Pierce's defeat leaves Mauresmo as sole Frenchwoman
Mary Pierce's 6-3 6-1 humiliation by Venus Williams left Amelie Mauresmo as the last Frenchwoman in the French Open on Saturday.
Mary Pierce's 6-3 6-1 humiliation by Venus Williams left Amelie Mauresmo as the last Frenchwoman in the French Open on Saturday but the 2000 champion said she had no advice to pass on to her compatriot.
"I don't have any advice to give her. She knows what she's doing and it seems to me like she's playing very well," Pierce said.
"In 2000, I managed to tell myself I was somewhere else. Otherwise, it's normal to have that little bit extra pressure when you're French and playing in Paris," the Canadian-born 30th seed said.
In the past, Mauresmo has always failed on her home clay because of poor nerves. The 29-year-old Pierce's defeat against Williams offered her a perfect example of what she should try to avoid.
"It's quite unusual to play Venus in a third round," said Pierce. "Usually you meet her in the quarter-finals or the semi-finals.
"I wanted to do too well. I wanted to win that match too badly. I put too much pressure on myself.
"Usually, when I try so hard not to lose, when I put myself under that sort of pressure is when I play badly," said Pierce, who also won the Australian Open in 1995.
Since a long injury lay-off in 2001, Pierce has slowly made it back up the WTA ladder by moving to Amsterdam to train with her first coach, Sven Groeneveld.
She said she was all the more disappointed by her loss to Williams as she felt she was slowly nearing her best form.
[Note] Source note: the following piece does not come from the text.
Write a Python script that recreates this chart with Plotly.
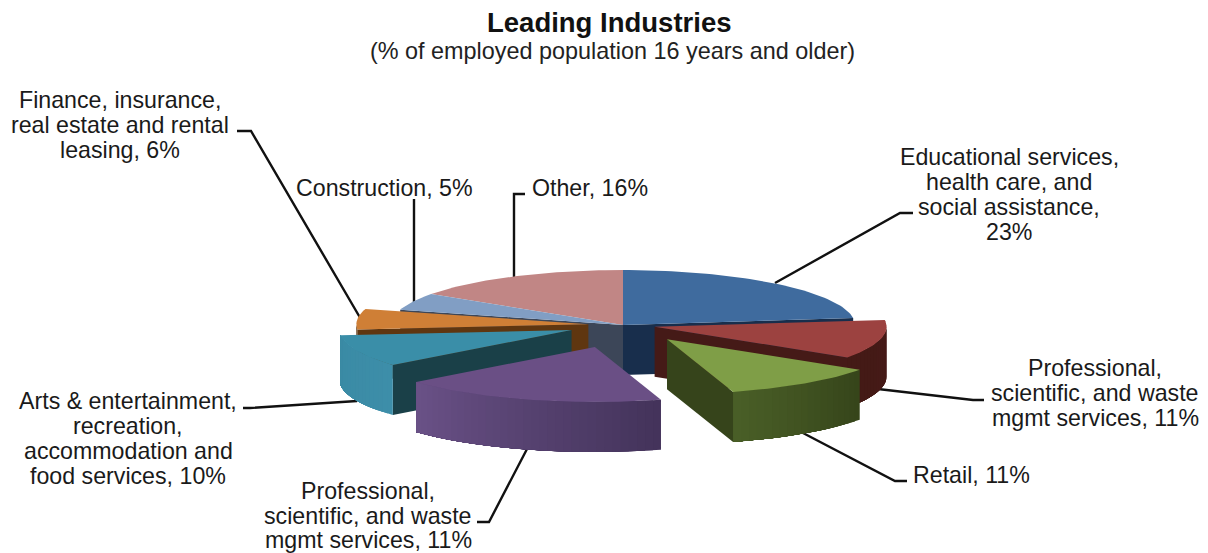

"It's a very disappointing defeat. Not only losing but not playing a good match. I didn't give myself that chance out there.
"And it's also disappointing because I'm starting to feel pretty good physically and to play pretty well."
Pierce's experiences could be a useful lesson to Mauresmo but the French number one, seeded third, is unlikely to learn about them.
Mauresmo has decided not to read the press or watch television during Roland Garros to cut herself off from the rest of the world -- a method that helped Pierce to win on centre court four years ago.